At the same time, legal actions have turned on the failure to disclose alternatives in the case of psychiatric and psychological treatments for certain conditions (see, for example, Klerman, 1990; and Packman, Cabot, and Bongar, 1994). The issue here is whether patients claiming injury from the treatment procedure would have refused the treatment had they been adequately informed, among other things, of the nature of, and iatrogenic problems associated with, the treatment.

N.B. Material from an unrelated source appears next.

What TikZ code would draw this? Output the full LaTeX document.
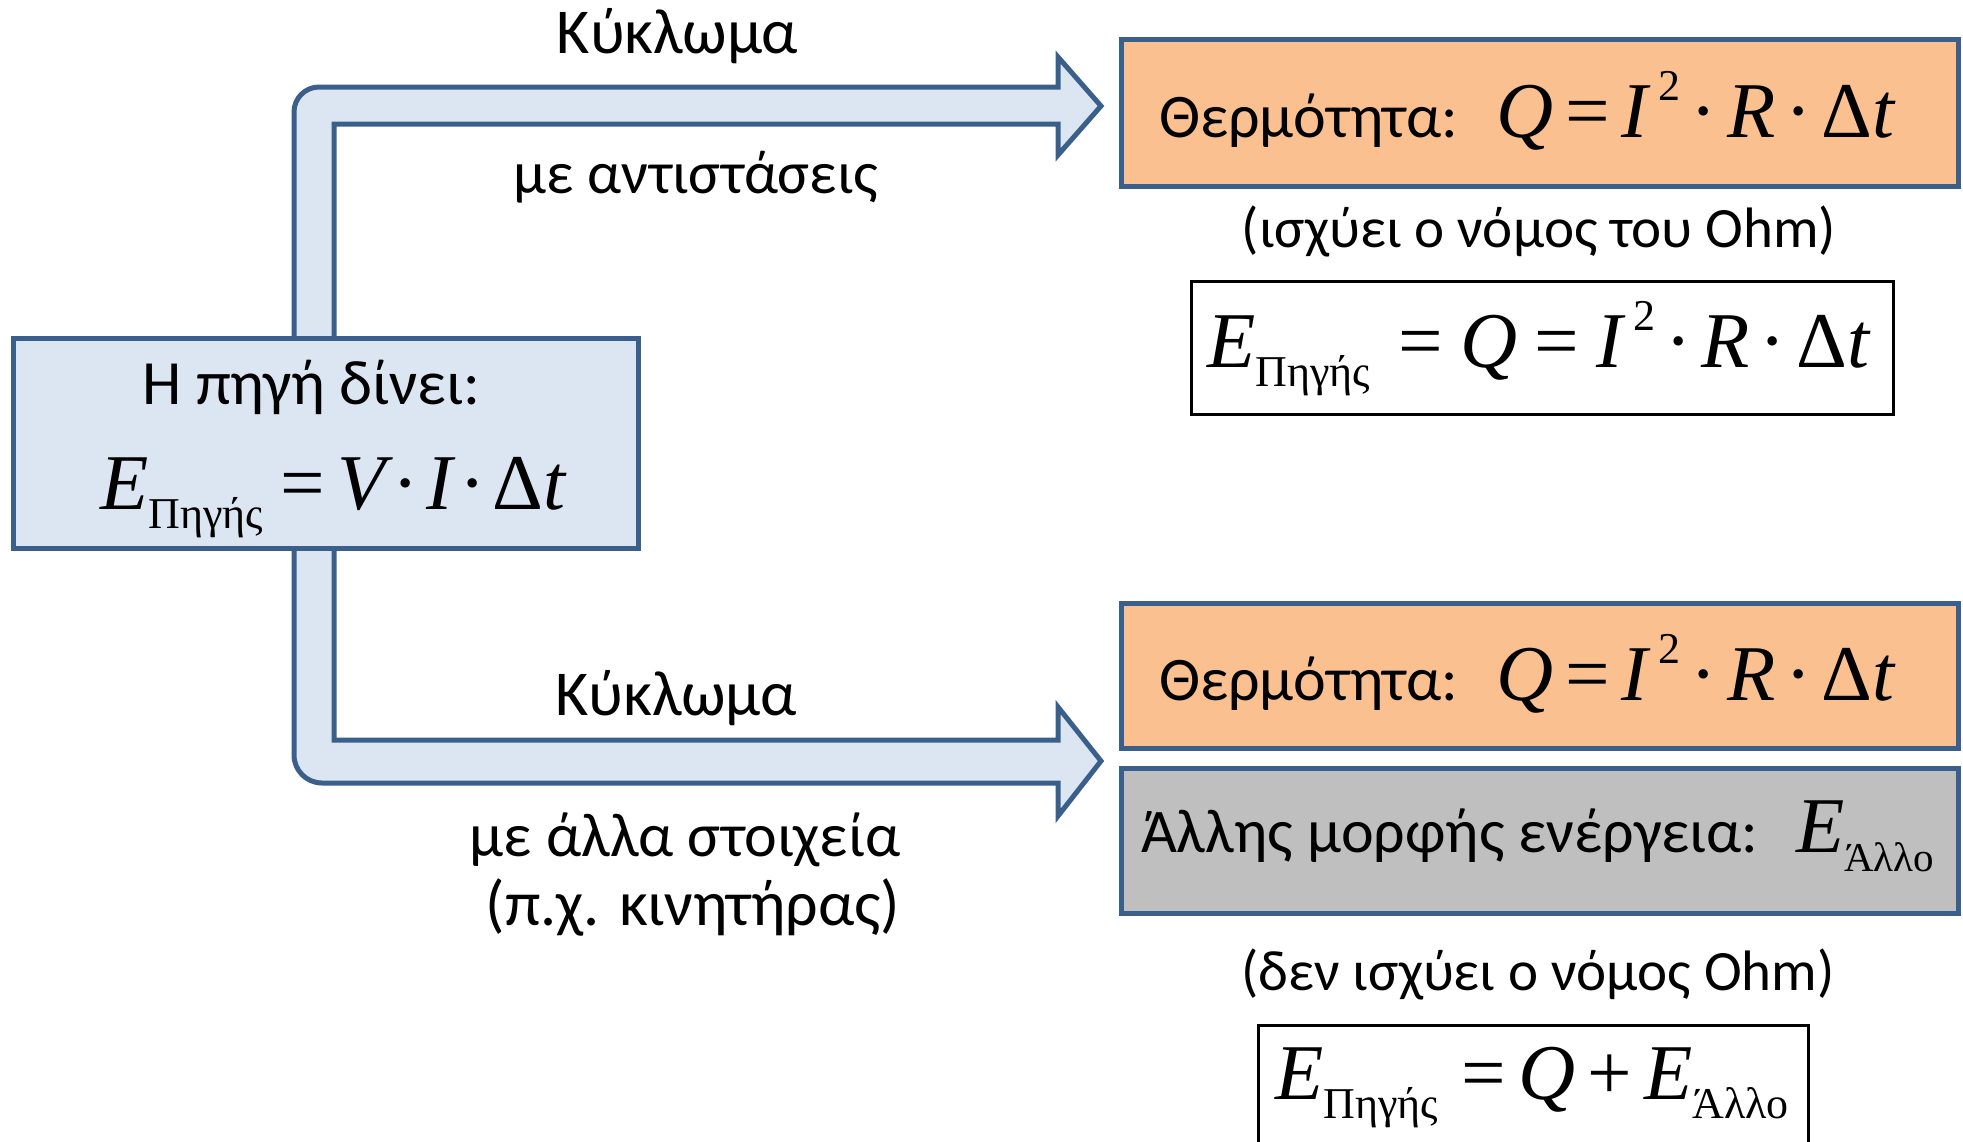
\documentclass[tikz,border=0pt]{standalone}
\usepackage{fontspec}
\setmainfont{Carlito}
\newfontfamily\tnr{Liberation Serif}
\usetikzlibrary{calc}

\definecolor{edgeblue}{HTML}{3A5F8B}
\definecolor{fillblue}{HTML}{DCE6F2}
\definecolor{fillorange}{HTML}{FAC090}
\definecolor{fillgray}{HTML}{BFBFBF}

% pieces of the formulas (Times-like italic letters)
\newcommand\mv[1]{{\tnr\itshape #1}}
\newcommand\lowsub[1]{\raisebox{-19pt}{\fontsize{44}{44}\selectfont\tnr #1}\hspace{12pt}}
\newcommand\highsup[1]{\hspace{11pt}\raisebox{37pt}{\fontsize{44}{44}\selectfont\tnr #1}}
\newcommand\rel[2][12pt]{\hspace{#1}{\tnr #2}\hspace{#1}}
\newcommand\cdt[1][10pt]{\hspace{#1}{\tnr ·}\hspace{#1}}

\tikzset{
  every node/.style={inner sep=0pt, outer sep=0pt},
  lbl/.style={font=\fontsize{#1}{#1}\selectfont, anchor=base},
  lbl/.default=60,
  lblw/.style={font=\fontsize{#1}{#1}\selectfont, anchor=base west},
  lblw/.default=62,
  frm/.style={font=\fontsize{79}{80}\selectfont\tnr, anchor=base west},
  srcbox/.style={draw=edgeblue, fill=fillblue, line width=5pt},
  heatbox/.style={draw=edgeblue, fill=fillorange, line width=5pt},
  otherbox/.style={draw=edgeblue, fill=fillgray, line width=5pt},
  eqbox/.style={draw=black, line width=3pt},
  bentarrow/.style={draw=edgeblue, fill=fillblue, line width=5pt},
}

\begin{document}
\begin{tikzpicture}[x=1pt, y=-1pt]
\useasboundingbox (0,0) rectangle (1963,1141);

% target boxes
\node[heatbox, minimum width=837pt, minimum height=147pt] (heat1) at (1539.5,112.5) {};
\node[heatbox, minimum width=837pt, minimum height=145pt] (heat2) at (1539.5,675.5) {};
\node[otherbox, minimum width=837pt, minimum height=145pt] (other) at (1539.5,840.5) {};
\node[eqbox, minimum width=702pt, minimum height=133pt] (eq1) at (1542,347.5) {};
\node[eqbox, minimum width=550pt, minimum height=145pt] (eq2) at (1533,1097.5) {};

% bent block arrows leaving the source box
\coordinate (tip1) at ($(heat1.west)+(-20,-6.5)$);
\coordinate (tip2) at ($(heat2.west)+(-20,85.5)$);
\draw[bentarrow] (294,345) [rounded corners=25pt] -- (294,87) -- (500,87) [sharp corners]
  -- (1058,87) -- (1058,57) -- (tip1) -- (1058,155) -- (1058,124) -- (334,124) -- (334,345) -- cycle;
\draw[bentarrow] (294,540) [rounded corners=28pt] -- (294,783) -- (500,783) [sharp corners]
  -- (1058,783) -- (1058,816) -- (tip2) -- (1058,707) -- (1058,740) -- (334,740) -- (334,540) -- cycle;

% source box
\node[srcbox, minimum width=625pt, minimum height=210pt] (src) at (326,443.5) {};
\node[lbl=63] (srctext) at (311.5,404) {Η πηγή δίνει:};
\node[frm] (srcfrm) at (100,509) {\mv{E}\lowsub{Πηγής}\hspace{-6pt}\rel{=}\mv{V}\cdt[7pt]\mv{I}\cdt[7pt]Δ\mv{t}};

% arrow labels
\node[lbl=64] (k1) at (677.5,53.6) {Κύκλωμα};
\node[lbl=60] (r1) at (696,193) {με αντιστάσεις};
\node[lbl=64] (k2) at (676,715) {Κύκλωμα};
\node[lbl=62] (r2) at (685,856) {με άλλα στοιχεία};
\node[lbl=64] (r3) at (693,925) {(π.χ. κινητήρας)};

% heat boxes
\node[lblw] (h1t) at (1159,137) {Θερμότητα:};
\node[frm] (h1f) at (1496,137) {\mv{Q}\rel{=}\mv{I}\highsup{2}\cdt\mv{R}\cdt Δ\mv{t}};
\node[lblw] (h2t) at (1159,700) {Θερμότητα:};
\node[frm] (h2f) at (1496,700) {\mv{Q}\rel{=}\mv{I}\highsup{2}\cdt\mv{R}\cdt Δ\mv{t}};

% other energy box
\node[lblw] (ot) at (1141,852) {Άλλης μορφής ενέργεια:};
\node[frm] (of) at (1796,852) {\mv{E}\raisebox{-19pt}{\fontsize{41}{41}\selectfont\tnr Άλλο}};

% remarks and balances
\node[lbl=57] (ohm1) at (1539,247) {(ισχύει ο νόμος του Ohm)};
\node[frm] (e1f) at (1207,367.5) {\mv{E}\lowsub{Πηγής}\rel[17pt]{=}\mv{Q}\rel[17pt]{=}\mv{I}\highsup{2}\cdt\mv{R}\cdt Δ\mv{t}};
\node[lbl=57] (ohm2) at (1538,990) {(δεν ισχύει ο νόμος Ohm)};
\node[frm] (e2f) at (1275,1099) {\mv{E}\lowsub{Πηγής}\rel{=}\mv{Q}\rel{+}\mv{E}\lowsub{Άλλο}};
\end{tikzpicture}
\end{document}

The fundamental legal and ethical problem is whether informed consent (IC) is a good idea and what constitutes adequate informed consent. There are a small number of court cases that discuss informed consent to therapy. There are also a considerable number of state statutes and regulations that imply IC is required. In addition, the clinical organizations’ ethical codes do require informed consent of some kind (American Psychoanalytic Association, American Psychiatric Association, American Psychological Association, National Association of Social Workers; see Appendix A), and in many states, Codes of Ethics are incorporated into state law. So it would appear that a full informed consent is a requirement for therapy in many states, and it is not unthinkable that it could come to be so in many other places as well.